A reasonable intention, but the catalyst for an explosion of bad marketing spiel. Regardless of a company's intention to include as much "metadata" about a device in its name as possible, it's not attractive and it makes the name ultimately garbled to the man in the street. Following the same reasoning, I should refer to my younger brother as ANDYM6F24YCNET because his name's Andy, he's male, six-foot tall, 24 years old and works at CNET. But I don't. I call him Andy because it has a more marketable undertone, I suppose. "Some companies have tried names," explains Morris, "but it rarely works. LG's Scarlett being the one that springs to mind. "I think the problem is, coming up with names for TVs is very difficult, but increasing a number from, say, VT30 to VT50 -- as Panasonic has -- gives you a clear idea that this new TV is, well, newer, and hopefully better."

Realistically I can understand the intention behind such naming conventions, but it baffles me as to why it hasn't evolved in parallel with other product categories. Often, manufacturers will at least refer to their TV products by a shortened version -- EX550 for Sony's KDL-26EX550 -- which helps, but it's still not up to that same company's own standards when it comes to recent phones or posh laptops.

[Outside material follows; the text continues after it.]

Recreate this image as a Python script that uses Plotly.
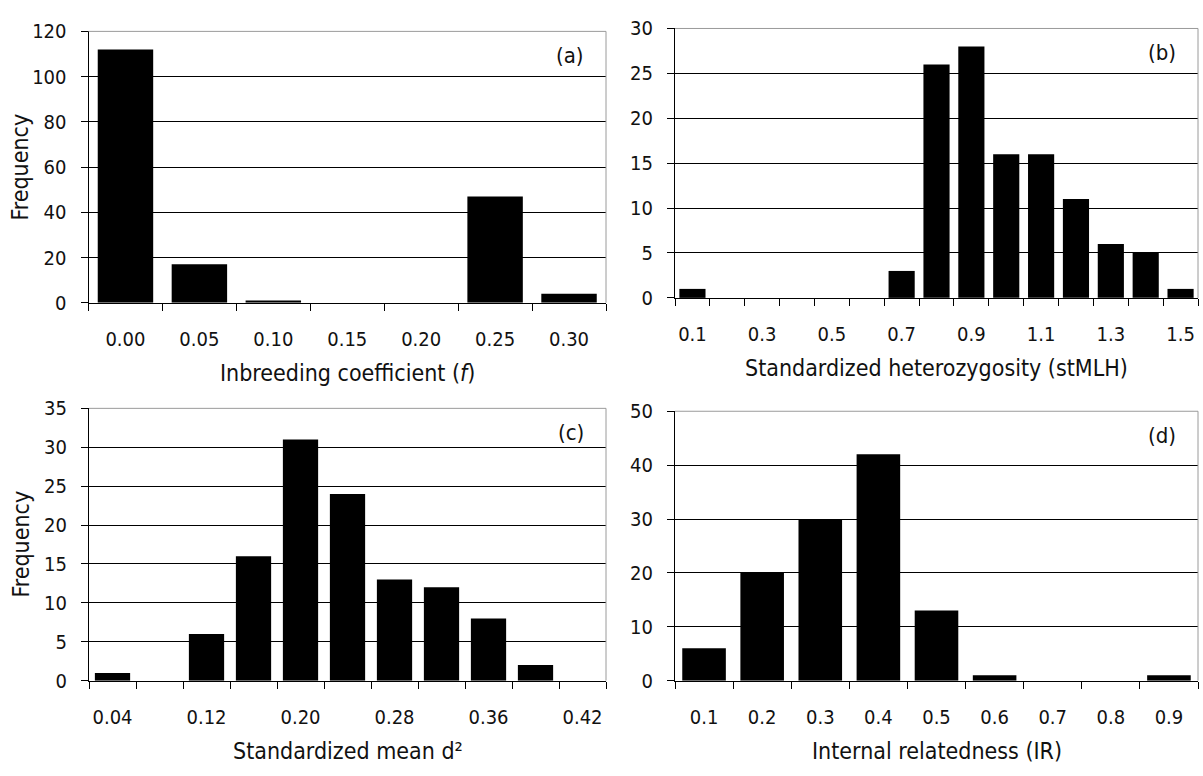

As a less pressing problem, it has also been a pain in the ass for reviews sites. A review of a KDL-40EX650 may not pull in googlers searching for the KDL-32EX650, even though it's likely the same LCD panel behind the glass simply cut to a different size.

In the future I'd like to see TVs marketed in similar ways to phones, where they have a single name and the size, for example, is simply a technicality that requires consideration when purchasing, not browsing. It shouldn't be any different to an iPhone 4S coming in black or white, with 16GB, 32GB or 64GB of memory -- it's just the iPhone 4S, not the iPhone 4SB32GB.

So at next year's CES, I hope to see a Sony Bravia Galaxy, or a Panasonic Vierra Xperia. Not a Braviaperia32X65890-KTXPLFAIL.

Actually, better still, I hope to see a Sony Bravia Nate. Can't be hard, Nokia pretty much did it once.